Starting at the first line of the listing below, repeat each line exactly until the line containing "const fmt1 = (v: number)", which you include. Leave out pictures.

Records with drawing code:
'''
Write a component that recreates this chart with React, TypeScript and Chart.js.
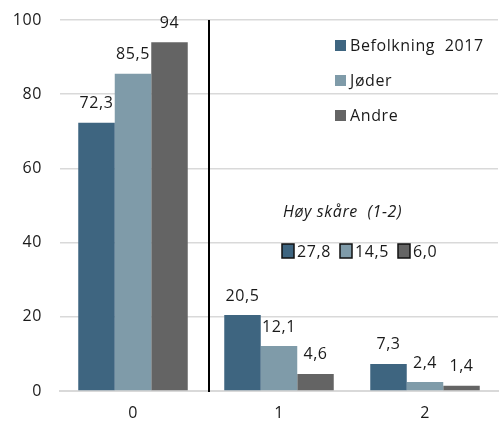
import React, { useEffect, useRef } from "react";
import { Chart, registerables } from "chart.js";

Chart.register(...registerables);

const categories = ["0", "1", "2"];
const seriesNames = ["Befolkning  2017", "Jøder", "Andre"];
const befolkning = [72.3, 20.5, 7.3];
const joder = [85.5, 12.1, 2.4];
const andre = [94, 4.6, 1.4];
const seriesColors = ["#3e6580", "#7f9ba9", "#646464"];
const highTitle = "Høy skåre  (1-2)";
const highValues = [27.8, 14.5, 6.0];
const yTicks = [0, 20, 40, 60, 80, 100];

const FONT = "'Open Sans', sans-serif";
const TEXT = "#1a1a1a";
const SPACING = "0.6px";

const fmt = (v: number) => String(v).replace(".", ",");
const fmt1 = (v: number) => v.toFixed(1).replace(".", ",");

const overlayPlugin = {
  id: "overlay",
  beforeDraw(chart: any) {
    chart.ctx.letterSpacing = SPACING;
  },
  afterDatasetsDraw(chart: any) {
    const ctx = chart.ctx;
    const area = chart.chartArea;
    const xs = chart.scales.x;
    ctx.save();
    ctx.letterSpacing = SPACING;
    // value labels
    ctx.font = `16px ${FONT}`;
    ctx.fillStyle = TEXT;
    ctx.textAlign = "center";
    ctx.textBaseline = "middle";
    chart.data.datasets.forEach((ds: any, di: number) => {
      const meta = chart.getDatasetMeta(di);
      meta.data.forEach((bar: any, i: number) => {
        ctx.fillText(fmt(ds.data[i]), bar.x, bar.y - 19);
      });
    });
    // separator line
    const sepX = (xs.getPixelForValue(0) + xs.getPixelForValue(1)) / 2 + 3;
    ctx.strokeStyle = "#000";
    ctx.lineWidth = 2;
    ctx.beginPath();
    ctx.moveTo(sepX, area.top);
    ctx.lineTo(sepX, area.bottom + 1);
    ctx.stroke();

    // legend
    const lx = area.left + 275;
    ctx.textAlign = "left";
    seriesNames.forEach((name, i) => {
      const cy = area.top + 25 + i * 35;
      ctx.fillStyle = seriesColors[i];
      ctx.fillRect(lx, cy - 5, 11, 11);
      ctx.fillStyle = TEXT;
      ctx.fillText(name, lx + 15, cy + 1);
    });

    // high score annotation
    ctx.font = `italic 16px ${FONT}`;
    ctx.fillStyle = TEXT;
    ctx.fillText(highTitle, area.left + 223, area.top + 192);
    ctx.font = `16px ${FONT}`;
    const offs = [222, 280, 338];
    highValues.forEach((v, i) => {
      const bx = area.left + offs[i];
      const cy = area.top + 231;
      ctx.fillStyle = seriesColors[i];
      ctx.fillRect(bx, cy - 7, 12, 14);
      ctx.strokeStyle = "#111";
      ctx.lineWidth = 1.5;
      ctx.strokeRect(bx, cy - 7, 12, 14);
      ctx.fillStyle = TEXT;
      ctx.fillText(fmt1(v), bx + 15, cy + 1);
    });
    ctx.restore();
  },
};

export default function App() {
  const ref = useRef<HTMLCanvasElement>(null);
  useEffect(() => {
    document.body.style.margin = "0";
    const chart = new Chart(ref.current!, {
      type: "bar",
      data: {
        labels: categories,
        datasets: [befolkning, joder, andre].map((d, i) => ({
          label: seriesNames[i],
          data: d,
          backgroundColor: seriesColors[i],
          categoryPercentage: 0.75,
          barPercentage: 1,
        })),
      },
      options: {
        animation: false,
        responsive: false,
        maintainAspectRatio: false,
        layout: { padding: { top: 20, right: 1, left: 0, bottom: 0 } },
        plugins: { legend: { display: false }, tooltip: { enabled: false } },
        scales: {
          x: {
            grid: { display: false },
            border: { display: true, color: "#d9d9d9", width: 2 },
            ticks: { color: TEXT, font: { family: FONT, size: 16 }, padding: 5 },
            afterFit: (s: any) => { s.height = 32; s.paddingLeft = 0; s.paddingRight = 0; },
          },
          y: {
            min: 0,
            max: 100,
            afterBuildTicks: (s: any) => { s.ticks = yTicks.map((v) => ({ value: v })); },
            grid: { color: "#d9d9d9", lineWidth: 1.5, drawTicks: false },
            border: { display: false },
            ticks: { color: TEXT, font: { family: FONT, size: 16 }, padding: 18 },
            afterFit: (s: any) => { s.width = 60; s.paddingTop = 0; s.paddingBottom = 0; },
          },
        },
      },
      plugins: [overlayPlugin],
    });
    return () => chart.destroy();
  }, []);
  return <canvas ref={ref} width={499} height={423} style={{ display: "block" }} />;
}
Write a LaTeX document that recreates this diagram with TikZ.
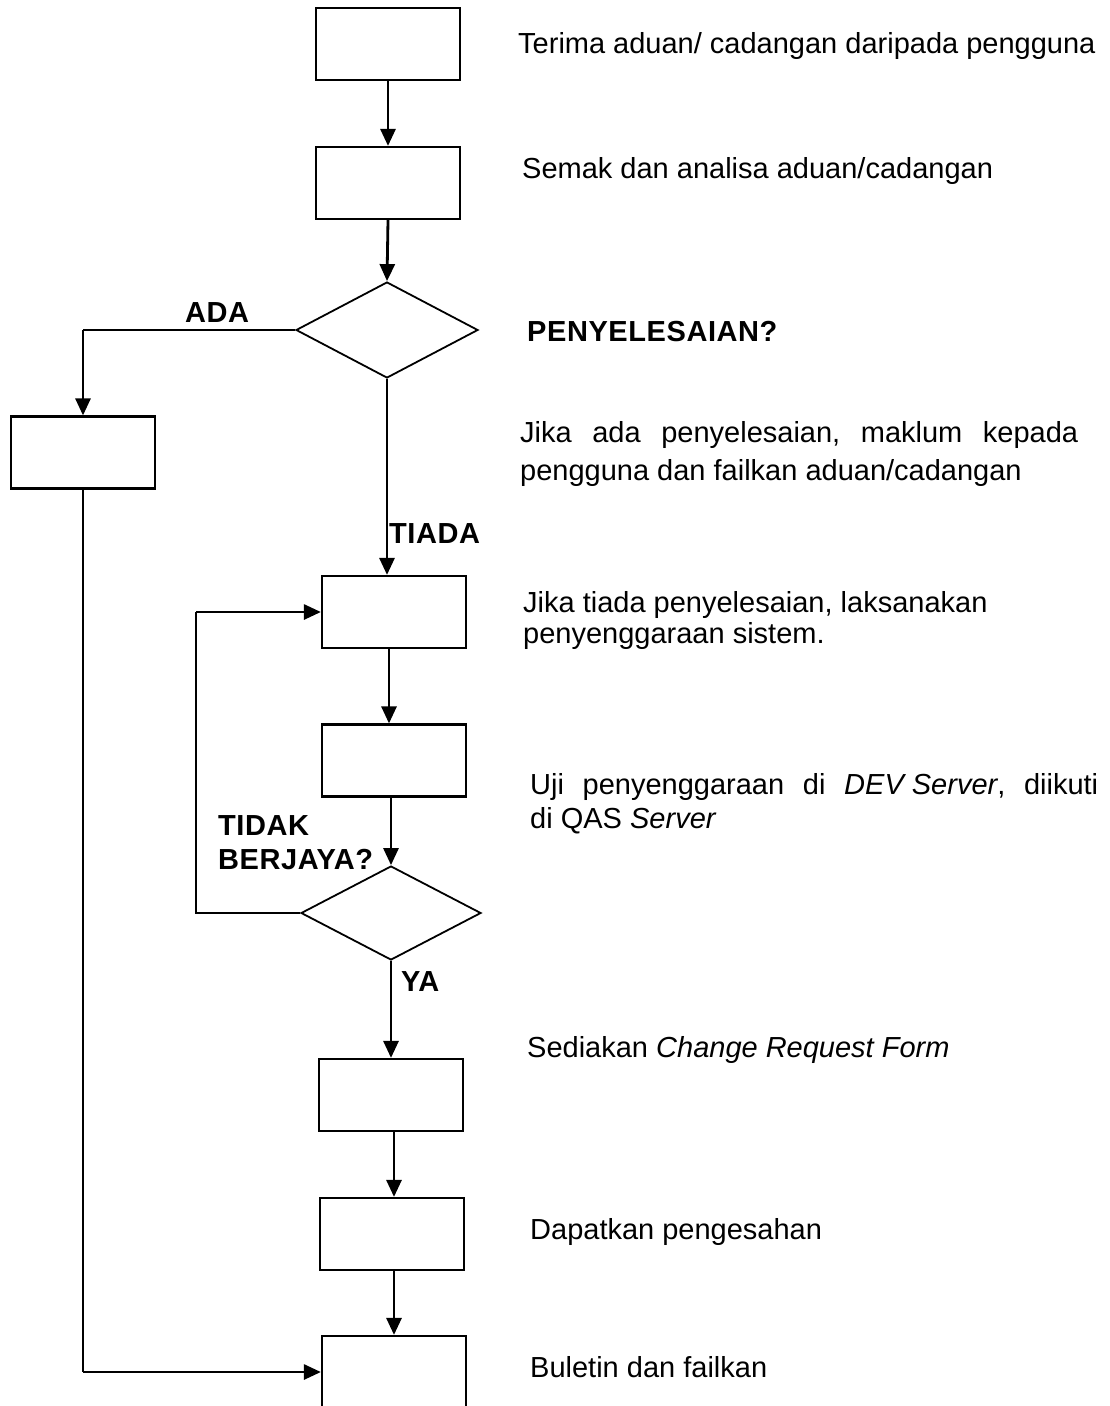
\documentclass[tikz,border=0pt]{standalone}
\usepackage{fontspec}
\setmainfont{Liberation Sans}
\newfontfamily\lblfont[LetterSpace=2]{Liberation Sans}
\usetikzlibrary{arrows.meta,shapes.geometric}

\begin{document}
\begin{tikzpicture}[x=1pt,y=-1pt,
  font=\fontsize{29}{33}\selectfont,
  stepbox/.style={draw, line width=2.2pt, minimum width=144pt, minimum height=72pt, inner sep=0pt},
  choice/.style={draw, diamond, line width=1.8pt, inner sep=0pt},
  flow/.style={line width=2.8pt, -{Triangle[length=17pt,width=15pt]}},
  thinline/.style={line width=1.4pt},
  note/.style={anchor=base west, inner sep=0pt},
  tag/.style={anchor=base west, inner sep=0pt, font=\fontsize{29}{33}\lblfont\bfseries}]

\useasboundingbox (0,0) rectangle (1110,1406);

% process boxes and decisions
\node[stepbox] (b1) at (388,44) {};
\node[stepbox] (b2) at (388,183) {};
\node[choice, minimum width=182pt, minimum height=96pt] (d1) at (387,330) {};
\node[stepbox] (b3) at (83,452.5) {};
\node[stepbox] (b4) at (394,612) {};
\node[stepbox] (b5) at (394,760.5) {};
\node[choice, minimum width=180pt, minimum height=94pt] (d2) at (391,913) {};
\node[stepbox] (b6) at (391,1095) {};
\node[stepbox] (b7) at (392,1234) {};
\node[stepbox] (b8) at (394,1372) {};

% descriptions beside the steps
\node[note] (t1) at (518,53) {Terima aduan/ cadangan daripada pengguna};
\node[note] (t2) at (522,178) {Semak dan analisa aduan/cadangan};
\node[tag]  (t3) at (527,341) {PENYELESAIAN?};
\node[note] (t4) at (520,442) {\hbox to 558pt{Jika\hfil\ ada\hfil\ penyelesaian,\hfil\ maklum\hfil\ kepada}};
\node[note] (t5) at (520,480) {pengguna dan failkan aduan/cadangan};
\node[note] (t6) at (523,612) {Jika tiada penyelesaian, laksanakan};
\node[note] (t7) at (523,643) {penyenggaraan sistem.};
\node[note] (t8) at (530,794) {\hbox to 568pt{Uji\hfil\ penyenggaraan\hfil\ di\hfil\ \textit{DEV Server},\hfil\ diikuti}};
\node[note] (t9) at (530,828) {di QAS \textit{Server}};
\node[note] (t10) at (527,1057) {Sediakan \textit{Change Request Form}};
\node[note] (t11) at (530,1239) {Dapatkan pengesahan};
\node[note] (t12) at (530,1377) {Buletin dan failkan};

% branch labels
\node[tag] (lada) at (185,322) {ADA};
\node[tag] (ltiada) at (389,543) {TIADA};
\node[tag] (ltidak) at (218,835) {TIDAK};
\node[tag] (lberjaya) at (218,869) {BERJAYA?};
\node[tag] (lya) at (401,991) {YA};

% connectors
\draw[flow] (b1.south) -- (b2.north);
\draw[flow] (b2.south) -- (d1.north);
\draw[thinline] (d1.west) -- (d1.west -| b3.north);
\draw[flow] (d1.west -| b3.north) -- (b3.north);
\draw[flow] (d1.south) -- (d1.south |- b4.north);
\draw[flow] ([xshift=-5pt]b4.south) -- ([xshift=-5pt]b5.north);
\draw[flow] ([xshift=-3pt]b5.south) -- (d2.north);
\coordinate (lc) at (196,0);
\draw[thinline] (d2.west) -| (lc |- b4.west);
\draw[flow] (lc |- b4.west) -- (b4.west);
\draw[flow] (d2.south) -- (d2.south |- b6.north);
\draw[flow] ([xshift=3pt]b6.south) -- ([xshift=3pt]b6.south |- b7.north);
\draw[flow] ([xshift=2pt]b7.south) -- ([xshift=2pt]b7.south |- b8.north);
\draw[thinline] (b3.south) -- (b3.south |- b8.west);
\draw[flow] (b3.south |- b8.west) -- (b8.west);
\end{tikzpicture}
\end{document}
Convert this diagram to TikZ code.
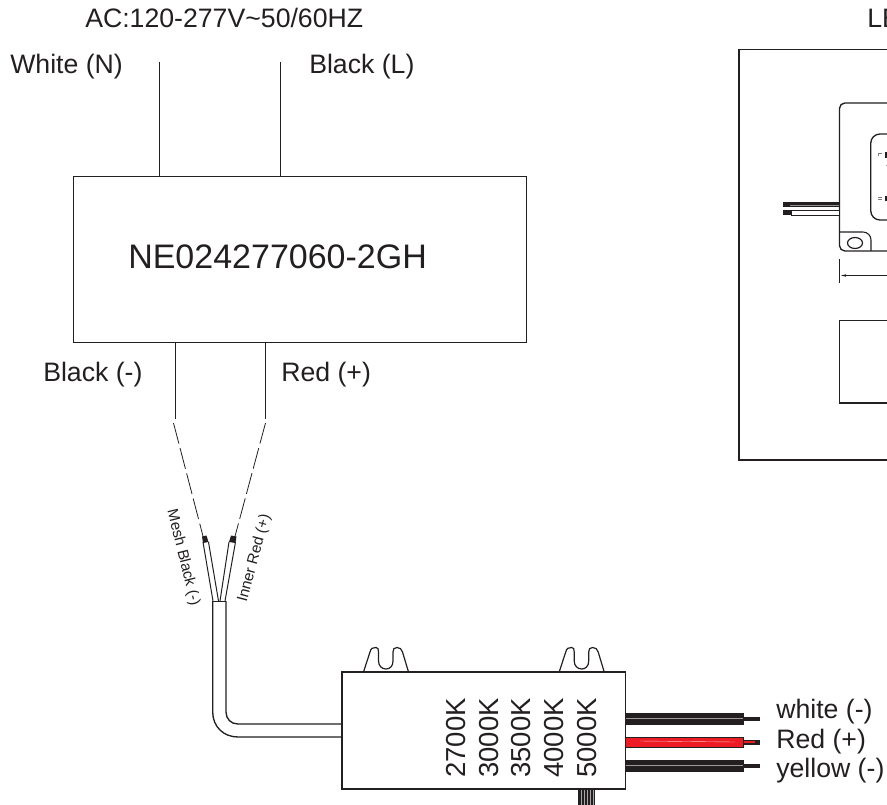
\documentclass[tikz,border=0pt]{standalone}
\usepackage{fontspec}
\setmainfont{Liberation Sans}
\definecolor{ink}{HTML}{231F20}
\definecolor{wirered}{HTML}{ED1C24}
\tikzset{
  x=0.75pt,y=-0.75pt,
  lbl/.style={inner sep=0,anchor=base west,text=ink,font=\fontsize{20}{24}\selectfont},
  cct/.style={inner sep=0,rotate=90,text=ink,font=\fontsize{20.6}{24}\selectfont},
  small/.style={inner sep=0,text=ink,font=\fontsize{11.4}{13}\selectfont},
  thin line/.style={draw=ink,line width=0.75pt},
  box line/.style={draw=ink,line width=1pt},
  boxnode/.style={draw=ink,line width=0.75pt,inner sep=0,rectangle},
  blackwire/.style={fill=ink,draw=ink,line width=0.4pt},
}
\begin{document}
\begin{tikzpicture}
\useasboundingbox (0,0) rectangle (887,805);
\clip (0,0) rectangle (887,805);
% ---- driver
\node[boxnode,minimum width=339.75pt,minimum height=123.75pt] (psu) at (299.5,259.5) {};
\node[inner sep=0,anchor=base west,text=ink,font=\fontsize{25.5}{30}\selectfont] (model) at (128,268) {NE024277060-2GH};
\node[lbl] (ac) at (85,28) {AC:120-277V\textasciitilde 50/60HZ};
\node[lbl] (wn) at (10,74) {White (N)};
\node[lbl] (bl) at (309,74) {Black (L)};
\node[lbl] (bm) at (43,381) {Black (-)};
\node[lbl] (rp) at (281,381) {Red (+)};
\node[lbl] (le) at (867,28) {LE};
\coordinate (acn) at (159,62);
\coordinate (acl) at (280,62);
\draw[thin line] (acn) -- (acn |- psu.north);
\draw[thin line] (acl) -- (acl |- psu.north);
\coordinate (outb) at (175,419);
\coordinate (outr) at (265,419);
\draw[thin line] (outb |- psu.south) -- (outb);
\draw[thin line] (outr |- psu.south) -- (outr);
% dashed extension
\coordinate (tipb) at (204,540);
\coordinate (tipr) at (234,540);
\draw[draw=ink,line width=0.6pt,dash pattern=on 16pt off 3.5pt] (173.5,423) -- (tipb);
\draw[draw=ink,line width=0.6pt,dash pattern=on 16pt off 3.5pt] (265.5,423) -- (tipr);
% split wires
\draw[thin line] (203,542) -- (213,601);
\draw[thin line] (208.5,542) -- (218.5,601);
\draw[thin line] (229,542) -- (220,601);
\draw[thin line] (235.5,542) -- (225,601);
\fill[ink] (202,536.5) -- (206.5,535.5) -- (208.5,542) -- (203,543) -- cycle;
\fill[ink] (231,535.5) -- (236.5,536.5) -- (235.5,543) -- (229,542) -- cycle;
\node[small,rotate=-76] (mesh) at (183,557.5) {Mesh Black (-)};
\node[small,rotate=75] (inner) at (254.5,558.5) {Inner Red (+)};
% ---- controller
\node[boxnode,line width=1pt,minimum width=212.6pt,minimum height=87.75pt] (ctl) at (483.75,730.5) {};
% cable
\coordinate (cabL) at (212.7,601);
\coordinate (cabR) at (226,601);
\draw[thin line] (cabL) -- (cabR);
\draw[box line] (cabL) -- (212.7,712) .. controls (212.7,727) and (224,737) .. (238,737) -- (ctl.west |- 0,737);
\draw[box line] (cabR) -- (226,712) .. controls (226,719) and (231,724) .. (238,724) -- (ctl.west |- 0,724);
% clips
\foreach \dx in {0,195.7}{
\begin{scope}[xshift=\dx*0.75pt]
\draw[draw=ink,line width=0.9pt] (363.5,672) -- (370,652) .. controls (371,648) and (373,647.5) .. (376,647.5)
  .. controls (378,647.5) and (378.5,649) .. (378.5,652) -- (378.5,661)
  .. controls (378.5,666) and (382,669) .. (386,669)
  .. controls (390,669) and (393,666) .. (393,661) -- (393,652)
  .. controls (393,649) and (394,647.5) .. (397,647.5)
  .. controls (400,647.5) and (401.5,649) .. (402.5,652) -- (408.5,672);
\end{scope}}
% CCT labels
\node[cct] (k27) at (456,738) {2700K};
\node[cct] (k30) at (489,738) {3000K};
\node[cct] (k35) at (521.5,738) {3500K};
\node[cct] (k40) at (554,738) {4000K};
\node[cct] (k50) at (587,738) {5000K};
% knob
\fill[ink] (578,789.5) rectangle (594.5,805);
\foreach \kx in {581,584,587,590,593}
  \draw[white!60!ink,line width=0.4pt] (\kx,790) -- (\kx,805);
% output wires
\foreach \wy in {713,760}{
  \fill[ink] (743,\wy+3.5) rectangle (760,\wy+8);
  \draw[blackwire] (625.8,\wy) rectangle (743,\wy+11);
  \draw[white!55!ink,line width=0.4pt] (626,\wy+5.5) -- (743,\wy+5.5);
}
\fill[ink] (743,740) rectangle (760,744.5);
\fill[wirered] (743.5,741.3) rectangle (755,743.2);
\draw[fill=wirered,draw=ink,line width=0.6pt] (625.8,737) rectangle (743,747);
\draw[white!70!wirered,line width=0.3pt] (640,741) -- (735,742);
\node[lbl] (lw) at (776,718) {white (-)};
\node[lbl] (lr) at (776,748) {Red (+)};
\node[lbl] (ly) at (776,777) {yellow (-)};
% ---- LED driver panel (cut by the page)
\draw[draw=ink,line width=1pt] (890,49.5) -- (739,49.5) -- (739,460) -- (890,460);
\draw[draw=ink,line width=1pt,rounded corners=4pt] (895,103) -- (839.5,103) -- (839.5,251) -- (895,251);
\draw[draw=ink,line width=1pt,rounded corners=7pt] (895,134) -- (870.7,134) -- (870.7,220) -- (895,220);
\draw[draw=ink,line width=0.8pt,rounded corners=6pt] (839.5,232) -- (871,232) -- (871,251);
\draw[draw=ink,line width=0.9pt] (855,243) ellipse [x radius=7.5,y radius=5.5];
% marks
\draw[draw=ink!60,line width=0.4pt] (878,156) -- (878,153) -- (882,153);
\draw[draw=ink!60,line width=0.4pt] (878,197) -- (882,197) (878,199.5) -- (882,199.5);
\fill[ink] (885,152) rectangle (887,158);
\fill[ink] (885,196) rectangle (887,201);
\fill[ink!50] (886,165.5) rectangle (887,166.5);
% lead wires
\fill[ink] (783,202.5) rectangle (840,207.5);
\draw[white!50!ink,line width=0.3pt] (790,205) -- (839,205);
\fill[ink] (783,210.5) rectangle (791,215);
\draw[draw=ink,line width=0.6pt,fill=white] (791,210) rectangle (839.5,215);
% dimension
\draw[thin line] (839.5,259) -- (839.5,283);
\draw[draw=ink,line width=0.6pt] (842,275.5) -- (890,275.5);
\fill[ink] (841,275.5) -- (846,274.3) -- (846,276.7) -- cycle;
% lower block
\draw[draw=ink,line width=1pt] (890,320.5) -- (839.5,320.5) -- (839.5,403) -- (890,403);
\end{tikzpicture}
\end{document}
'''
Task response
Write a component that recreates this chart with React, TypeScript and Chart.js.
import React, { useEffect, useRef } from "react";
import { Chart, registerables } from "chart.js";

Chart.register(...registerables);

const categories = ["0", "1", "2"];
const seriesNames = ["Befolkning  2017", "Jøder", "Andre"];
const befolkning = [72.3, 20.5, 7.3];
const joder = [85.5, 12.1, 2.4];
const andre = [94, 4.6, 1.4];
const seriesColors = ["#3e6580", "#7f9ba9", "#646464"];
const highTitle = "Høy skåre  (1-2)";
const highValues = [27.8, 14.5, 6.0];
const yTicks = [0, 20, 40, 60, 80, 100];

const FONT = "'Open Sans', sans-serif";
const TEXT = "#1a1a1a";
const SPACING = "0.6px";

const fmt = (v: number) => String(v).replace(".", ",");
const fmt1 = (v: number) => v.toFixed(1).replace(".", ",");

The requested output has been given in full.